■ **Data supplied**:
· · · · · · ·

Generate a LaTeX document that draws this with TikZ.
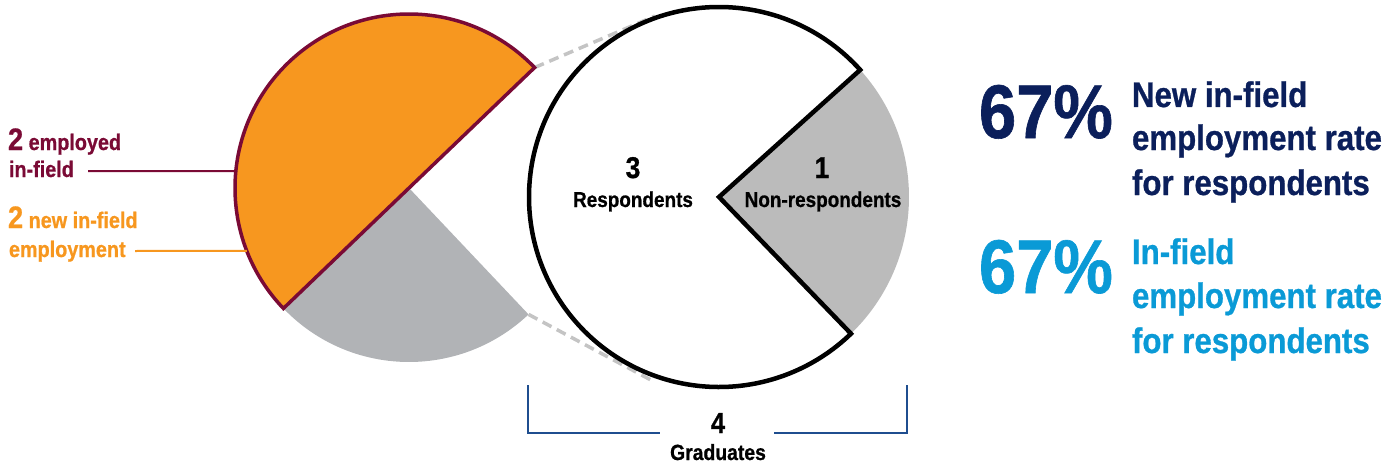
\documentclass[tikz,border=0pt]{standalone}
\usepackage{fontspec}
\newfontfamily\cf[FakeStretch=0.88,FakeBold=0.8]{Liberation Sans Bold}
\usetikzlibrary{calc}
\definecolor{maroon}{HTML}{7A0A35}
\definecolor{pieorange}{HTML}{F7971F}
\definecolor{greyL}{HTML}{B1B3B6}
\definecolor{greyR}{HTML}{BBBBBB}
\definecolor{dashgrey}{HTML}{C4C4C4}
\definecolor{navy}{HTML}{0B1F5B}
\definecolor{lightblue}{HTML}{0A9AD6}
\definecolor{bracketblue}{HTML}{1F4E8F}
\tikzset{
  txt/.style={inner sep=0pt, outer sep=0pt, font=\cf},
  bigpct/.style={txt, anchor=base west, font=\cf\fontsize{76}{76}\selectfont},
  ratetxt/.style={txt, anchor=base west, font=\cf\fontsize{35.5}{35.5}\selectfont},
  pienum/.style={txt, anchor=base, font=\cf\fontsize{30}{30}\selectfont},
  pielab/.style={txt, anchor=base, font=\cf\fontsize{21.5}{21.5}\selectfont},
  sidelab/.style={txt, anchor=base west, font=\cf\fontsize{22.5}{22.5}\selectfont},
  leader/.style={line width=2pt},
  guide/.style={dashgrey, line width=3.5pt, dash pattern=on 10pt off 6pt},
  bracketline/.style={bracketblue, line width=2pt},
}
\begin{document}
\begin{tikzpicture}[x=1pt,y=1pt]
\useasboundingbox (0,0) rectangle (1398,467);
% centres
\coordinate (cL) at (409,279);
\coordinate (cR) at (719,270);
% guide end points
\coordinate (tipA) at ($(cL)+(43.8:174)$);
\coordinate (tipB) at ($(cL)+(313.4:174)$);
\coordinate (rA) at ($(cR)+(109.5:192)$);
\coordinate (rB) at ($(cR)+(251:196)$);
\draw[guide] (tipA) -- (rA);
\draw[guide] (tipB) -- (rB);
% left pie
\fill[greyL] (cL) -- ++(223.8:174) arc (223.8:313.4:174) -- cycle;
\filldraw[fill=pieorange, draw=maroon, line width=3.5pt] (tipA) arc (43.8:223.8:174) -- cycle;
% right pie
\fill[greyR] (cR) -- ++(-46:190) arc (-46:42:190) -- cycle;
\filldraw[fill=white, draw=black, line width=4.5pt] (cR) -- ++(42:190) arc (42:314:190) -- cycle;
% pie labels
\node[pienum] (n3) at (633,289) {3};
\node[pielab] (resp) at (633,260) {Respondents};
\node[pienum] (n1) at (822,289) {1};
\node[pielab] (nonresp) at (823,260) {Non-respondents};
% bracket
\node[pienum, font=\cf\fontsize{29}{29}\selectfont] (n4) at (718,34) {4};
\node[pielab, font=\cf\fontsize{22}{22}\selectfont] (grad) at (718,7) {Graduates};
\coordinate (bl1) at (528,82);
\coordinate (bl2) at (660,34);
\coordinate (br1) at (907,82);
\coordinate (br2) at (774,34);
\draw[bracketline] (bl1) |- (bl2);
\draw[bracketline] (br1) |- (br2);
% left labels
\node[sidelab, text=maroon] (emp1) at (8,317) {{\fontsize{31}{31}\selectfont 2} employed};
\node[sidelab, text=maroon] (emp2) at (9,290) {in-field};
\node[sidelab, text=pieorange] (new1) at (8,239) {{\fontsize{31}{31}\selectfont 2} new in-field};
\node[sidelab, text=pieorange] (new2) at (9,210) {employment};
\coordinate (m1) at (88,296);
\coordinate (m2) at ($(cL)+(174.4:174)$);
\coordinate (o1) at (135,216);
\coordinate (o2) at ($(cL)+(201.2:174)$);
\draw[leader, maroon] (m1) -- (m2);
\draw[leader, pieorange] (o1) -- (o2);
% right texts
\node[bigpct, text=navy] (p1) at (979,329) {67\%};
\node[ratetxt, text=navy] (r1a) at (1132,360) {New in-field};
\node[ratetxt, text=navy] (r1b) at (1132,317) {employment rate};
\node[ratetxt, text=navy] (r1c) at (1132,272) {for respondents};
\node[bigpct, text=lightblue] (p2) at (979,174) {67\%};
\node[ratetxt, text=lightblue] (r2a) at (1132,203) {In-field};
\node[ratetxt, text=lightblue] (r2b) at (1132,159) {employment rate};
\node[ratetxt, text=lightblue] (r2c) at (1132,114) {for respondents};
\end{tikzpicture}
\end{document}
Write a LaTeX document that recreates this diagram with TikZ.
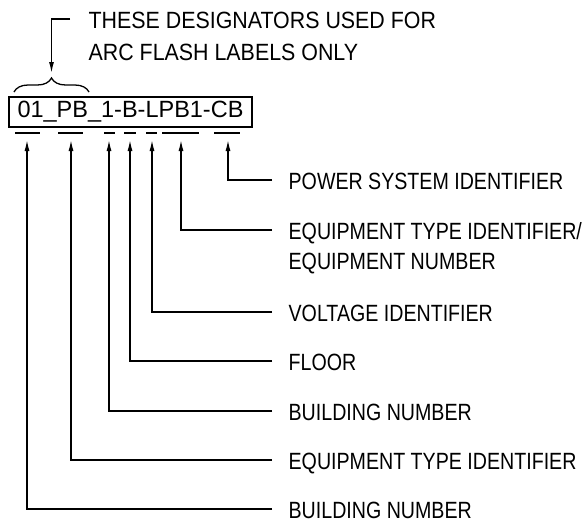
\documentclass[tikz,border=0pt]{standalone}
\usepackage{fontspec}
\setmainfont{Liberation Sans}
\newfontfamily\lblfont[FakeStretch=0.835]{Liberation Sans}
\newfontfamily\notefont[FakeStretch=0.91]{Liberation Sans}
\usetikzlibrary{arrows.meta, positioning, decorations.pathreplacing}

\tikzset{
  lbl/.style={anchor=north west, inner sep=0pt, align=left,
    font=\lblfont\fontsize{23.5}{30}\selectfont},
  notelbl/.style={lbl, font=\notefont\fontsize{23.5}{32}\selectfont},
  pointer/.style={-{Latex[length=11pt,width=5pt]}, line width=1.3pt},
  tagbox/.style={draw, line width=1.3pt, minimum width=243pt, minimum height=30pt,
    inner sep=0pt, font=\fontsize{23.5}{28}\selectfont},
}

\begin{document}
\begin{tikzpicture}[x=1pt, y=-1pt, line width=1.3pt]
\useasboundingbox (0,0) rectangle (585,527);

% designator tag
\node[tagbox] (tag) at (130.5,112) {01\_PB\_1-B-LPB1-CB};
\foreach \a/\b in {15/40,58/83,104/115,124/136,146/157,162/199,214/240}
  \draw (\a,133) -- (\b,133);

% note on the arc flash part
\draw[decorate, decoration={brace, amplitude=14pt}] (14,92) -- (89,92);
\coordinate (brace-tip) at (51.5,73);
\node[notelbl] (note) at (88,11) {THESE DESIGNATORS USED FOR\\ARC FLASH LABELS ONLY};
\draw[pointer] ([xshift=-18pt,yshift=-8pt]note.north west) -| (brace-tip);

% field labels
\node[lbl] (pwr)   at (288,172) {POWER SYSTEM IDENTIFIER};
\node[lbl] (eqn)   at (288,222) {EQUIPMENT TYPE IDENTIFIER/\\EQUIPMENT NUMBER};
\node[lbl] (volt)  at (288,304) {VOLTAGE IDENTIFIER};
\node[lbl] (flr)   at (288,353) {FLOOR};
\node[lbl] (bldg)  at (288,403) {BUILDING NUMBER};
\node[lbl] (eqt)   at (288,452) {EQUIPMENT TYPE IDENTIFIER};
\node[lbl] (bldgb) at (288,501) {BUILDING NUMBER};

% pointers up to the fields
\foreach \n/\x in {pwr/228, eqn/181, volt/152, flr/130, bldg/109, eqt/71, bldgb/27}{
  \coordinate (tip-\n) at (\x,140);
  \draw[pointer] ([xshift=-16pt,yshift=-8pt]\n.north west) -| (tip-\n);
}
\end{tikzpicture}
\end{document}
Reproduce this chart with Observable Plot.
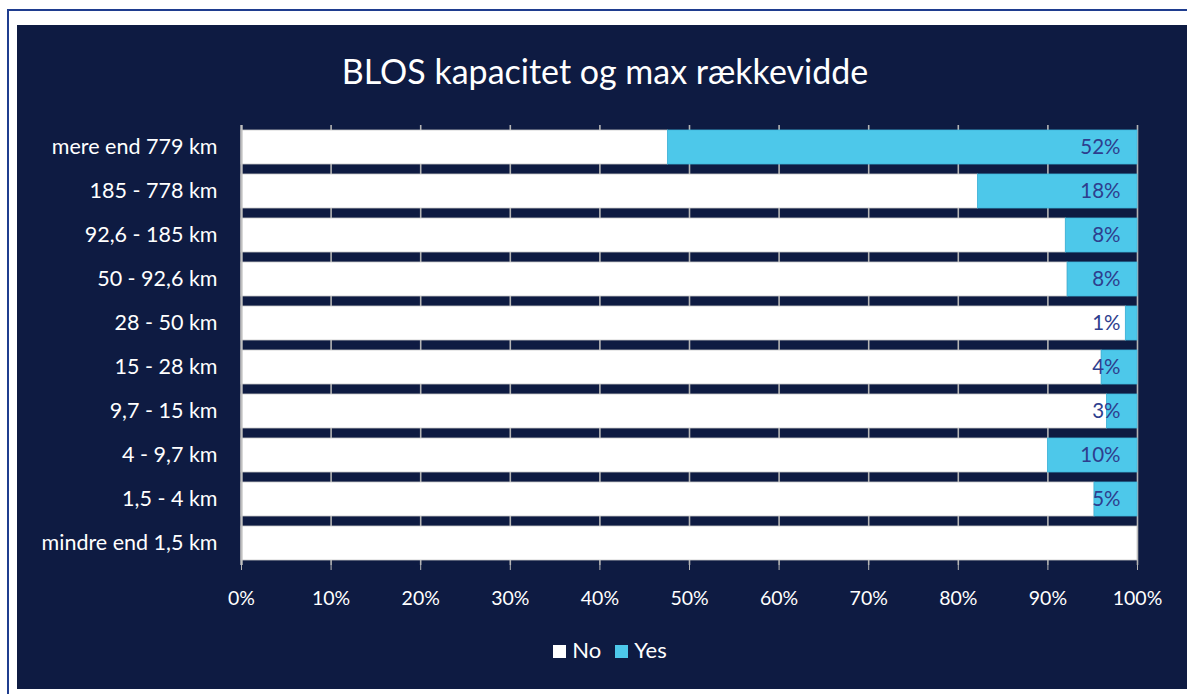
<!DOCTYPE html>
<html>
<head>
<meta charset="utf-8">
<script src="https://cdn.jsdelivr.net/npm/d3@7"></script>
<script src="https://cdn.jsdelivr.net/npm/@observablehq/plot@0.6"></script>
<style>
  html, body { margin: 0; padding: 0; background: #ffffff; width: 1187px; height: 694px; overflow: hidden; }
  #frame { position: absolute; left: 7px; top: 9px; width: 1200px; height: 720px; border: 2px solid #1f3d8f; box-sizing: border-box; }
  #panel { position: absolute; left: 17px; top: 25px; width: 1170px; height: 664px; background: #0e1b42; font-family: Lato, "Noto Sans", sans-serif; color: #fff; }
  #title { position: absolute; left: 0; width: 1176px; top: 26px; text-align: center; font-size: 34px; line-height: 40px; color: #fff; }
  #chart { position: absolute; left: 0; top: 85px; }
  #legend { position: absolute; left: 0; width: 1186px; top: 612px; text-align: center; font-size: 22px; line-height: 26px; color: #fff; }
  #legend span.sw { display: inline-block; width: 13px; height: 13px; margin-right: 6px; vertical-align: 0px; }
  #legend span.it { margin: 0 7px; }
  svg [aria-label="x-axis tick"] { stroke: #b4b4b4; }
</style>
</head>
<body>
<div id="frame"></div>
<div id="panel">
  <div id="title">BLOS kapacitet og max rækkevidde</div>
  <div id="chart"></div>
  <div id="legend"></div>
</div>
<script>
const categories = ["mere end 779 km", "185 - 778 km", "92,6 - 185 km", "50 - 92,6 km", "28 - 50 km", "15 - 28 km", "9,7 - 15 km", "4 - 9,7 km", "1,5 - 4 km", "mindre end 1,5 km"];
const yesValues = [52.4, 17.8, 8.0, 7.8, 1.3, 4.0, 3.4, 10.0, 4.8, 0];
const noValues = [47.6, 82.2, 92.0, 92.2, 98.7, 96.0, 96.6, 90.0, 95.2, 100];
const yesLabels = ["52%", "18%", "8%", "8%", "1%", "4%", "3%", "10%", "5%", ""];
const seriesNames = ["No", "Yes"];
const seriesColors = ["#ffffff", "#4dc8ea"];
const xTicks = [0, 10, 20, 30, 40, 50, 60, 70, 80, 90, 100];
const xTickLabels = ["0%", "10%", "20%", "30%", "40%", "50%", "60%", "70%", "80%", "90%", "100%"];

const rows = categories.map((c, i) => ({cat: c, no: noValues[i], yes: yesValues[i], label: yesLabels[i]}));
const long = [];
rows.forEach(r => {
  long.push({cat: r.cat, series: "No", value: r.no});
  long.push({cat: r.cat, series: "Yes", value: r.yes});
});

const chart = Plot.plot({
  width: 1170,
  height: 505,
  marginLeft: 224,
  marginRight: 50,
  marginTop: 15,
  marginBottom: 50,
  style: {background: "transparent", color: "#ffffff", fontFamily: "Lato, 'Noto Sans', sans-serif", fontSize: "18px", overflow: "visible"},
  x: {domain: [0, 100], ticks: xTicks, tickFormat: d => xTickLabels[xTicks.indexOf(d)], tickSize: 5, tickPadding: 21, label: null},
  y: {domain: categories, paddingInner: 0.22, paddingOuter: 0.11, label: null, tickSize: 0, tickPadding: 24},
  color: {domain: seriesNames, range: seriesColors},
  marks: [
    Plot.ruleX(xTicks, {stroke: "#b4b4b4", strokeWidth: 1.6}),
    Plot.barX(long, Plot.stackX({x: "value", y: "cat", fill: "series", order: seriesNames, stroke: d => d.series === "No" ? "#c8c8c8" : "#3fb6dc", strokeWidth: 0.8})),
    Plot.ruleX([0], {stroke: "#c0c0c0", strokeWidth: 2.2}),
    Plot.text(rows.filter(r => r.label !== ""), {x: () => 100, y: "cat", text: "label", dx: -17, textAnchor: "end", fill: "#2e3e8e", fontSize: 20.5})
  ]
});
chart.querySelectorAll('[aria-label="y-axis tick label"]').forEach(g => g.setAttribute("font-size", "21.5px"));
chart.querySelectorAll('[aria-label="x-axis tick label"]').forEach(g => g.setAttribute("font-size", "19.5px"));
document.getElementById("chart").appendChild(chart);

const legend = document.getElementById("legend");
seriesNames.forEach((s, i) => {
  const it = document.createElement("span");
  it.className = "it";
  const sw = document.createElement("span");
  sw.className = "sw";
  sw.style.background = seriesColors[i];
  it.appendChild(sw);
  it.appendChild(document.createTextNode(s));
  legend.appendChild(it);
});
</script>
</body>
</html>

· · · · · · ·

Search the data for "that" and list every line in which it occurs.

■ **The completed task**:
Generate a LaTeX document that draws this with TikZ.
Write a LaTeX document that recreates this diagram with TikZ.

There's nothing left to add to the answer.